AIM OF THE EXERCISE =>
Please set down all the lines beneath this one exactly, without the pictures.

GIVEN MATERIAL =>
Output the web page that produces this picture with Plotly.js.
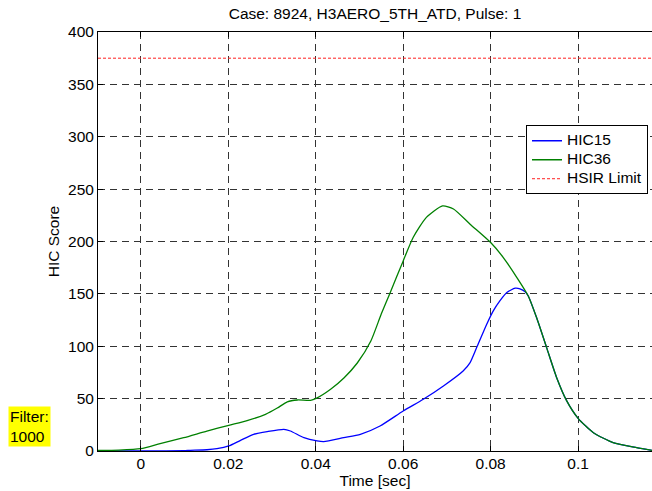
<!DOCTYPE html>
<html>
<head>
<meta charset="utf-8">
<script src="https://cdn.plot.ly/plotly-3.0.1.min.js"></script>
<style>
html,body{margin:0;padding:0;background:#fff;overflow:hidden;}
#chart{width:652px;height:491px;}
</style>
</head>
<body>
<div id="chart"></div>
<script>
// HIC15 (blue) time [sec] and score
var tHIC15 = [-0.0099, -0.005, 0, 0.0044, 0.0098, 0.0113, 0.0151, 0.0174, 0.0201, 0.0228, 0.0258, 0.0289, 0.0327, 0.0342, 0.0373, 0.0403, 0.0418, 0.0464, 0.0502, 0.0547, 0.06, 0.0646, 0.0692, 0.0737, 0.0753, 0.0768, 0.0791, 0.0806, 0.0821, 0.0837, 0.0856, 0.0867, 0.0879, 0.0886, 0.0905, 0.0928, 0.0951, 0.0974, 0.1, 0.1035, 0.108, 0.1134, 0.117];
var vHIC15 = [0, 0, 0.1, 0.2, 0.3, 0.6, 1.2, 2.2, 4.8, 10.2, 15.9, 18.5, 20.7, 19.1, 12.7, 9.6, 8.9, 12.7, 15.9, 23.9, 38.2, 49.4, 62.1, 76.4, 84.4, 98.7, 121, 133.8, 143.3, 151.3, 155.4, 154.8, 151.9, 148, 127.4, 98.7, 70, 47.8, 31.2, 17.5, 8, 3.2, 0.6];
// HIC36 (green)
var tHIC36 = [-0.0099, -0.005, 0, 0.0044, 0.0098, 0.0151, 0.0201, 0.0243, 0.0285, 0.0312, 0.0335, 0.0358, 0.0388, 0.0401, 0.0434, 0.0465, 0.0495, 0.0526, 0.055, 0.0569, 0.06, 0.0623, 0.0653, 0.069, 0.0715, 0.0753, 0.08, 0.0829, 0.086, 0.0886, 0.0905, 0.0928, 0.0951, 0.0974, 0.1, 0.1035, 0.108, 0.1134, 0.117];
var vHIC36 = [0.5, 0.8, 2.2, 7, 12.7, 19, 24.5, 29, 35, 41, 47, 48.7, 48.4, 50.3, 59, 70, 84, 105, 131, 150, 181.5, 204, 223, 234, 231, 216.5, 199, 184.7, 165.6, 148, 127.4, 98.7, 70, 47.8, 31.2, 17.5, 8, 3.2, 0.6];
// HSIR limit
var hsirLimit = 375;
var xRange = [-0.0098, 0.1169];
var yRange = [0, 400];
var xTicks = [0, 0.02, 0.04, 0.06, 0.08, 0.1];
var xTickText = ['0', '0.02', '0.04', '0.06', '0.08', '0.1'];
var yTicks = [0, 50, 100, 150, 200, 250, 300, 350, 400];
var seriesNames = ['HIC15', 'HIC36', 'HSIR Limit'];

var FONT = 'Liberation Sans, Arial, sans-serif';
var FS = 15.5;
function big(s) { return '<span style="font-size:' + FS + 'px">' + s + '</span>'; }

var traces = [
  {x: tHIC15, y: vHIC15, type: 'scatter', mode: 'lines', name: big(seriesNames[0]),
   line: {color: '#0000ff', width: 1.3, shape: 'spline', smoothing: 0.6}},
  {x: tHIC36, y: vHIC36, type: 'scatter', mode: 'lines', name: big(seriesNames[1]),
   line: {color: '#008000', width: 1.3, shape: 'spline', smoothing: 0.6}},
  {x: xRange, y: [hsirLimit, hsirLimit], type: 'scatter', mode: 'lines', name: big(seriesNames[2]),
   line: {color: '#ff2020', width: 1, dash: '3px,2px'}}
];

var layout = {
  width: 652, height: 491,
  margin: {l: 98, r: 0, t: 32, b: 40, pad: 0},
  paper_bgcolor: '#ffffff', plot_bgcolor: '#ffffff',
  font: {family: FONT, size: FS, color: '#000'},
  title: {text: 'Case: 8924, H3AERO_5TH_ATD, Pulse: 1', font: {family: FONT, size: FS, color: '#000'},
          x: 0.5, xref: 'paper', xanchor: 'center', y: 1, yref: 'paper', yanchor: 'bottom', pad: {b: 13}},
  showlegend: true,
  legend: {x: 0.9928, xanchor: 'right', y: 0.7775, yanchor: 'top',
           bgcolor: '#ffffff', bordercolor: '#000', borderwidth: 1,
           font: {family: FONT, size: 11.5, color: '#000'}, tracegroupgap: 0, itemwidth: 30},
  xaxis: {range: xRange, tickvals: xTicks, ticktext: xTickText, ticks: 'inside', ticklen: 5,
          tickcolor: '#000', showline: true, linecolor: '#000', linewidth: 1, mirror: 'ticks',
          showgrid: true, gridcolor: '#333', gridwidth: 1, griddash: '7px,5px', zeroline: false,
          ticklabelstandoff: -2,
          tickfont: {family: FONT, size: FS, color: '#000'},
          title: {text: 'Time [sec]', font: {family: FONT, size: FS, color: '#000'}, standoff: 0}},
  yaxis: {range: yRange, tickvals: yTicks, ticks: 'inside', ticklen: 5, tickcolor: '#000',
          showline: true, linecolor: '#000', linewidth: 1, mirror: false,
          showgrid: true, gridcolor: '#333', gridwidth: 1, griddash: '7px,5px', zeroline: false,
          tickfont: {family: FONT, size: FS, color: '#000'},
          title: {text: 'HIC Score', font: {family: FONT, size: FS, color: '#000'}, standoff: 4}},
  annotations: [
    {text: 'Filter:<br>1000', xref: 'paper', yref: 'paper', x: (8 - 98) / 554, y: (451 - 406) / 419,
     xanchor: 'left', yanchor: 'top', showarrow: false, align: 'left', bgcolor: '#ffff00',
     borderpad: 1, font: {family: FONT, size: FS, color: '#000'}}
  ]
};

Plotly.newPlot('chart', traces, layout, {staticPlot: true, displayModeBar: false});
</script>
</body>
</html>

EXERCISE ANSWER =>
Output the web page that produces this picture with Plotly.js.
<!DOCTYPE html>
<html>
<head>
<meta charset="utf-8">
<script src="https://cdn.plot.ly/plotly-3.0.1.min.js"></script>
<style>
html,body{margin:0;padding:0;background:#fff;overflow:hidden;}
#chart{width:652px;height:491px;}
</style>
</head>
<body>
<div id="chart"></div>
<script>
// HIC15 (blue) time [sec] and score
var tHIC15 = [-0.0099, -0.005, 0, 0.0044, 0.0098, 0.0113, 0.0151, 0.0174, 0.0201, 0.0228, 0.0258, 0.0289, 0.0327, 0.0342, 0.0373, 0.0403, 0.0418, 0.0464, 0.0502, 0.0547, 0.06, 0.0646, 0.0692, 0.0737, 0.0753, 0.0768, 0.0791, 0.0806, 0.0821, 0.0837, 0.0856, 0.0867, 0.0879, 0.0886, 0.0905, 0.0928, 0.0951, 0.0974, 0.1, 0.1035, 0.108, 0.1134, 0.117];
var vHIC15 = [0, 0, 0.1, 0.2, 0.3, 0.6, 1.2, 2.2, 4.8, 10.2, 15.9, 18.5, 20.7, 19.1, 12.7, 9.6, 8.9, 12.7, 15.9, 23.9, 38.2, 49.4, 62.1, 76.4, 84.4, 98.7, 121, 133.8, 143.3, 151.3, 155.4, 154.8, 151.9, 148, 127.4, 98.7, 70, 47.8, 31.2, 17.5, 8, 3.2, 0.6];
// HIC36 (green)
var tHIC36 = [-0.0099, -0.005, 0, 0.0044, 0.0098, 0.0151, 0.0201, 0.0243, 0.0285, 0.0312, 0.0335, 0.0358, 0.0388, 0.0401, 0.0434, 0.0465, 0.0495, 0.0526, 0.055, 0.0569, 0.06, 0.0623, 0.0653, 0.069, 0.0715, 0.0753, 0.08, 0.0829, 0.086, 0.0886, 0.0905, 0.0928, 0.0951, 0.0974, 0.1, 0.1035, 0.108, 0.1134, 0.117];
var vHIC36 = [0.5, 0.8, 2.2, 7, 12.7, 19, 24.5, 29, 35, 41, 47, 48.7, 48.4, 50.3, 59, 70, 84, 105, 131, 150, 181.5, 204, 223, 234, 231, 216.5, 199, 184.7, 165.6, 148, 127.4, 98.7, 70, 47.8, 31.2, 17.5, 8, 3.2, 0.6];
// HSIR limit
var hsirLimit = 375;
var xRange = [-0.0098, 0.1169];
var yRange = [0, 400];
var xTicks = [0, 0.02, 0.04, 0.06, 0.08, 0.1];
var xTickText = ['0', '0.02', '0.04', '0.06', '0.08', '0.1'];
var yTicks = [0, 50, 100, 150, 200, 250, 300, 350, 400];
var seriesNames = ['HIC15', 'HIC36', 'HSIR Limit'];

var FONT = 'Liberation Sans, Arial, sans-serif';
var FS = 15.5;
function big(s) { return '<span style="font-size:' + FS + 'px">' + s + '</span>'; }

var traces = [
  {x: tHIC15, y: vHIC15, type: 'scatter', mode: 'lines', name: big(seriesNames[0]),
   line: {color: '#0000ff', width: 1.3, shape: 'spline', smoothing: 0.6}},
  {x: tHIC36, y: vHIC36, type: 'scatter', mode: 'lines', name: big(seriesNames[1]),
   line: {color: '#008000', width: 1.3, shape: 'spline', smoothing: 0.6}},
  {x: xRange, y: [hsirLimit, hsirLimit], type: 'scatter', mode: 'lines', name: big(seriesNames[2]),
   line: {color: '#ff2020', width: 1, dash: '3px,2px'}}
];

var layout = {
  width: 652, height: 491,
  margin: {l: 98, r: 0, t: 32, b: 40, pad: 0},
  paper_bgcolor: '#ffffff', plot_bgcolor: '#ffffff',
  font: {family: FONT, size: FS, color: '#000'},
  title: {text: 'Case: 8924, H3AERO_5TH_ATD, Pulse: 1', font: {family: FONT, size: FS, color: '#000'},
          x: 0.5, xref: 'paper', xanchor: 'center', y: 1, yref: 'paper', yanchor: 'bottom', pad: {b: 13}},
  showlegend: true,
  legend: {x: 0.9928, xanchor: 'right', y: 0.7775, yanchor: 'top',
           bgcolor: '#ffffff', bordercolor: '#000', borderwidth: 1,
           font: {family: FONT, size: 11.5, color: '#000'}, tracegroupgap: 0, itemwidth: 30},
  xaxis: {range: xRange, tickvals: xTicks, ticktext: xTickText, ticks: 'inside', ticklen: 5,
          tickcolor: '#000', showline: true, linecolor: '#000', linewidth: 1, mirror: 'ticks',
          showgrid: true, gridcolor: '#333', gridwidth: 1, griddash: '7px,5px', zeroline: false,
          ticklabelstandoff: -2,
          tickfont: {family: FONT, size: FS, color: '#000'},
          title: {text: 'Time [sec]', font: {family: FONT, size: FS, color: '#000'}, standoff: 0}},
  yaxis: {range: yRange, tickvals: yTicks, ticks: 'inside', ticklen: 5, tickcolor: '#000',
          showline: true, linecolor: '#000', linewidth: 1, mirror: false,
          showgrid: true, gridcolor: '#333', gridwidth: 1, griddash: '7px,5px', zeroline: false,
          tickfont: {family: FONT, size: FS, color: '#000'},
          title: {text: 'HIC Score', font: {family: FONT, size: FS, color: '#000'}, standoff: 4}},
  annotations: [
    {text: 'Filter:<br>1000', xref: 'paper', yref: 'paper', x: (8 - 98) / 554, y: (451 - 406) / 419,
     xanchor: 'left', yanchor: 'top', showarrow: false, align: 'left', bgcolor: '#ffff00',
     borderpad: 1, font: {family: FONT, size: FS, color: '#000'}}
  ]
};

Plotly.newPlot('chart', traces, layout, {staticPlot: true, displayModeBar: false});
</script>
</body>
</html>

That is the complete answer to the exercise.